Each line from the top of the listing through the one holding "import seaborn as sns" should be restated word for word, with nothing added and no pictures.

------------------------

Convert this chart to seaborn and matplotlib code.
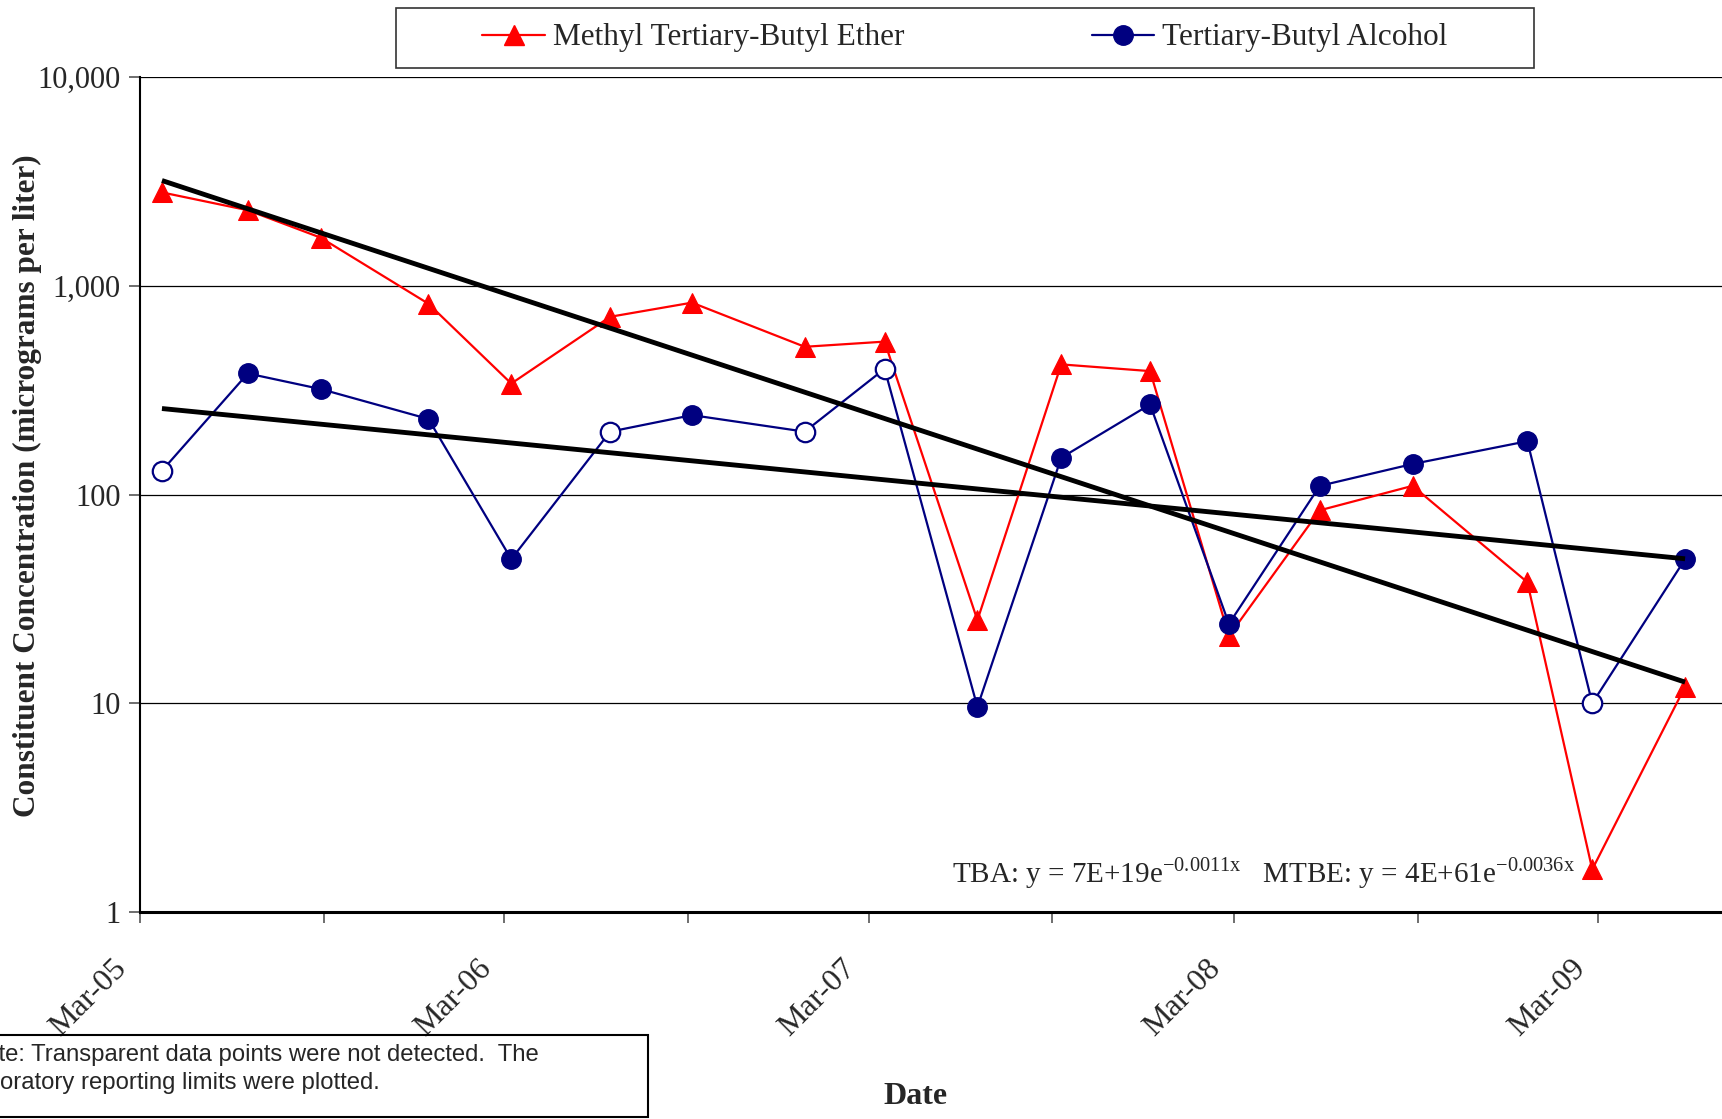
import numpy as np
import pandas as pd
import matplotlib
matplotlib.use("Agg")
import matplotlib.pyplot as plt
import matplotlib.dates as mdates
import matplotlib.transforms as mtransforms
from matplotlib.lines import Line2D
from matplotlib.patches import Rectangle
from matplotlib.ticker import FixedLocator, FuncFormatter, NullLocator
import seaborn as sns

# sample dates and concentrations (ug/L)
dates = pd.to_datetime([
    "2005-03-23", "2005-06-17", "2005-08-29", "2005-12-15", "2006-03-08",
    "2006-06-15", "2006-09-05", "2006-12-27", "2007-03-17", "2007-06-18",
    "2007-09-10", "2007-12-08", "2008-02-25", "2008-05-26", "2008-08-27",
    "2008-12-20", "2009-02-23", "2009-05-27",
])
mtbe = [2800, 2300, 1700, 820, 340, 710, 830, 510, 540, 25,
        420, 390, 21, 84, 110, 38, 1.6, 12]
tba = [130, 380, 320, 230, 49, 200, 240, 200, 400, 9.6,
       150, 270, 24, 110, 140, 180, 10, 49]
# non-detects (plotted at reporting limit, open symbols)
tba_nd = [True, False, False, False, False, True, False, True, True, False,
          False, False, False, False, False, False, True, False]

y_ticks = [1, 10, 100, 1000, 10000]
eq_text = (r"TBA: y = 7E+19e$^{\mathregular{-0.0011x}}$   "
           r"MTBE: y = 4E+61e$^{\mathregular{-0.0036x}}$")
note_lines = ["Note: Transparent data points were not detected.  The",
              "laboratory reporting limits were plotted."]

RED = "#FF0000"
NAVY = "#000080"
W, H = 1722, 1119

sns.set_style("white")
plt.rcParams["font.family"] = ["Liberation Serif", "DejaVu Serif"]
plt.rcParams["mathtext.fontset"] = "custom"
plt.rcParams["mathtext.rm"] = "Liberation Serif"

df = pd.DataFrame({"date": dates, "MTBE": mtbe, "TBA": tba, "nd": tba_nd})

fig = plt.figure(figsize=(W / 100, H / 100), dpi=100)
ax = fig.add_axes([140 / W, 1 - 912 / H, (W - 140) / W, (912 - 77) / H])
ax.set_yscale("log")

# data series
sns.lineplot(data=df, x="date", y="MTBE", ax=ax, color=RED, lw=1.6,
             marker="^", markersize=15, markeredgecolor=RED, markerfacecolor=RED,
             zorder=3)
sns.lineplot(data=df, x="date", y="TBA", ax=ax, color=NAVY, lw=1.6, zorder=4)
det = df[~df["nd"]]
nd = df[df["nd"]]
ax.plot(det["date"], det["TBA"], ls="none", marker="o", ms=14,
        mfc=NAVY, mec=NAVY, zorder=5)
ax.plot(nd["date"], nd["TBA"], ls="none", marker="o", ms=14,
        mfc="white", mec=NAVY, mew=1.6, zorder=5)

# exponential trend lines (log-linear fit)
xnum = mdates.date2num(df["date"])
for col in ["TBA", "MTBE"]:
    b, a = np.polyfit(xnum, np.log(df[col]), 1)
    xe = np.array([xnum[0], xnum[-1]])
    ax.plot(mdates.num2date(xe), np.exp(a + b * xe), color="black", lw=3.5,
            solid_capstyle="butt", zorder=6)

ax.set_xlim(pd.Timestamp("2005-03-01"), pd.Timestamp("2009-07-03"))
ax.set_ylim(1, 10000)

ax.yaxis.set_major_locator(FixedLocator(y_ticks))
ax.yaxis.set_minor_locator(NullLocator())
ax.yaxis.set_major_formatter(FuncFormatter(lambda v, p: f"{v:,.0f}"))
ax.xaxis.set_major_locator(mdates.MonthLocator(bymonth=3))
ax.xaxis.set_minor_locator(mdates.MonthLocator(bymonth=9))
ax.xaxis.set_major_formatter(mdates.DateFormatter("%b-%y"))

ax.tick_params(axis="both", which="both", direction="out", length=8,
               width=1.2, color="#555555", left=True, bottom=True)
ax.tick_params(axis="y", labelsize=22, pad=6)
ax.tick_params(axis="x", labelsize=23, pad=22)
shift = mtransforms.ScaledTranslation(-7 / 100, 0, fig.dpi_scale_trans)
for tl in ax.get_xticklabels():
    tl.set_rotation(45)
    tl.set_ha("right")
    tl.set_transform(tl.get_transform() + shift)

ax.grid(axis="y", which="major", color="black", lw=0.9)
ax.grid(axis="x", visible=False)
for s in ["top", "right"]:
    ax.spines[s].set_visible(False)
ax.spines["left"].set_color("black")
ax.spines["left"].set_linewidth(1.5)
ax.spines["bottom"].set_color("black")
ax.spines["bottom"].set_linewidth(2.2)
ax.spines["bottom"].set_zorder(7)

ax.set_ylabel("Constituent Concentration (micrograms per liter)",
              fontsize=22.5, fontweight="bold")
ax.yaxis.set_label_coords(-0.062, 0.51)
ax.set_xlabel("Date", fontsize=23, fontweight="bold")
ax.xaxis.set_label_coords(0.49, -0.203)

ax.text(952 / W, 1 - 882 / H, eq_text, transform=fig.transFigure,
        fontsize=21, ha="left", va="baseline")

# legend with its own frame
handles = [
    Line2D([], [], color=RED, lw=1.6, marker="^", ms=15, mec=RED),
    Line2D([], [], color=NAVY, lw=1.6, marker="o", ms=14, mec=NAVY),
]
fig.legend(handles, ["Methyl Tertiary-Butyl Ether", "Tertiary-Butyl Alcohol"],
           loc="center", bbox_to_anchor=(965 / W, 1 - 38 / H), ncol=2,
           frameon=False, fontsize=22.5, handlelength=2, handletextpad=0.25,
           columnspacing=6.0)
fig.patches.append(Rectangle((396 / W, 1 - 68 / H), (1534 - 396) / W, 60 / H,
                             transform=fig.transFigure, fill=False,
                             ec="#333333", lw=1.2))

# note box, cut off at the left edge as in the original
fig.patches.append(Rectangle((-5 / W, 1 - 1117 / H), 653 / W, 82 / H,
                             transform=fig.transFigure, fill=False,
                             ec="black", lw=1.5))
for i, line in enumerate(note_lines):
    fig.text(-32 / W, 1 - (1061 + 28 * i) / H, line, fontsize=17.2,
             family=["Liberation Sans", "DejaVu Sans"], ha="left",
             va="baseline")

fig.savefig("out.png", dpi=100)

------------------------

The reply ::
Convert this chart to seaborn and matplotlib code.
import numpy as np
import pandas as pd
import matplotlib
matplotlib.use("Agg")
import matplotlib.pyplot as plt
import matplotlib.dates as mdates
import matplotlib.transforms as mtransforms
from matplotlib.lines import Line2D
from matplotlib.patches import Rectangle
from matplotlib.ticker import FixedLocator, FuncFormatter, NullLocator
import seaborn as sns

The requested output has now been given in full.